### Instructions for the task
Output the material below unchanged, apart from leaving out the pictures.
........
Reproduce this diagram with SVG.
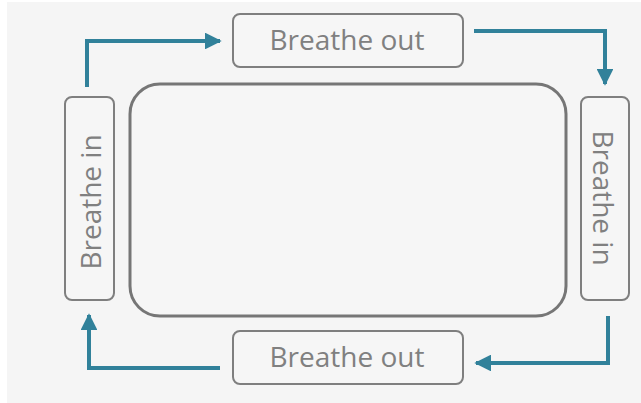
<svg xmlns="http://www.w3.org/2000/svg" width="641" height="403" viewBox="0 0 641 403">
  <defs>
    <style>
      .box { fill: #f6f6f6; stroke: #7f7f7f; stroke-width: 2; }
      .lbl { font-family: "Open Sans", "Liberation Sans", sans-serif; font-size: 28px; fill: #808080; text-anchor: middle; dominant-baseline: central; }
      .conn { fill: none; stroke: #31819a; stroke-width: 4; stroke-linejoin: miter; }
    </style>
    <marker id="ah" viewBox="0 0 10 10" refX="9" refY="5" markerWidth="4.2" markerHeight="4.2" markerUnits="strokeWidth" orient="auto">
      <path d="M0,0 L10,5 L0,10 z" fill="#31819a"/>
    </marker>
  </defs>
  <rect x="0" y="0" width="641" height="403" fill="#ffffff"/>
  <rect x="7" y="2" width="634" height="401" fill="#f5f5f5"/>

  <g id="center">
    <rect x="130" y="84" width="436" height="232" rx="30" ry="30" fill="#f6f6f6" stroke="#767676" stroke-width="3"/>
  </g>
  <g id="top-out">
    <rect class="box" x="233" y="14" width="230" height="53" rx="7" ry="7"/>
    <text class="lbl" x="347" y="39">Breathe out</text>
  </g>
  <g id="bottom-out">
    <rect class="box" x="233" y="331" width="230" height="53" rx="7" ry="7"/>
    <text class="lbl" x="347" y="356">Breathe out</text>
  </g>
  <g id="left-in">
    <rect class="box" x="65" y="97" width="49" height="203" rx="7" ry="7"/>
    <text class="lbl" transform="translate(90,202) rotate(-90)" x="0" y="0">Breathe in</text>
  </g>
  <g id="right-in">
    <rect class="box" x="581" y="97" width="48" height="203" rx="7" ry="7"/>
    <text class="lbl" transform="translate(604,198) rotate(90)" x="0" y="0">Breathe in</text>
  </g>

  <g id="connectors">
    <path class="conn" d="M87,87 V41 H220" marker-end="url(#ah)"/>
    <path class="conn" d="M474,31 H605 V84" marker-end="url(#ah)"/>
    <path class="conn" d="M608,316 V363 H476" marker-end="url(#ah)"/>
    <path class="conn" d="M220,368 H89 V315" marker-end="url(#ah)"/>
  </g>
</svg>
........
### Output for this exercise
Reproduce this diagram with SVG.
<svg xmlns="http://www.w3.org/2000/svg" width="641" height="403" viewBox="0 0 641 403">
  <defs>
    <style>
      .box { fill: #f6f6f6; stroke: #7f7f7f; stroke-width: 2; }
      .lbl { font-family: "Open Sans", "Liberation Sans", sans-serif; font-size: 28px; fill: #808080; text-anchor: middle; dominant-baseline: central; }
      .conn { fill: none; stroke: #31819a; stroke-width: 4; stroke-linejoin: miter; }
    </style>
    <marker id="ah" viewBox="0 0 10 10" refX="9" refY="5" markerWidth="4.2" markerHeight="4.2" markerUnits="strokeWidth" orient="auto">
      <path d="M0,0 L10,5 L0,10 z" fill="#31819a"/>
    </marker>
  </defs>
  <rect x="0" y="0" width="641" height="403" fill="#ffffff"/>
  <rect x="7" y="2" width="634" height="401" fill="#f5f5f5"/>

  <g id="center">
    <rect x="130" y="84" width="436" height="232" rx="30" ry="30" fill="#f6f6f6" stroke="#767676" stroke-width="3"/>
  </g>
  <g id="top-out">
    <rect class="box" x="233" y="14" width="230" height="53" rx="7" ry="7"/>
    <text class="lbl" x="347" y="39">Breathe out</text>
  </g>
  <g id="bottom-out">
    <rect class="box" x="233" y="331" width="230" height="53" rx="7" ry="7"/>
    <text class="lbl" x="347" y="356">Breathe out</text>
  </g>
  <g id="left-in">
    <rect class="box" x="65" y="97" width="49" height="203" rx="7" ry="7"/>
    <text class="lbl" transform="translate(90,202) rotate(-90)" x="0" y="0">Breathe in</text>
  </g>
  <g id="right-in">
    <rect class="box" x="581" y="97" width="48" height="203" rx="7" ry="7"/>
    <text class="lbl" transform="translate(604,198) rotate(90)" x="0" y="0">Breathe in</text>
  </g>

  <g id="connectors">
    <path class="conn" d="M87,87 V41 H220" marker-end="url(#ah)"/>
    <path class="conn" d="M474,31 H605 V84" marker-end="url(#ah)"/>
    <path class="conn" d="M608,316 V363 H476" marker-end="url(#ah)"/>
    <path class="conn" d="M220,368 H89 V315" marker-end="url(#ah)"/>
  </g>
</svg>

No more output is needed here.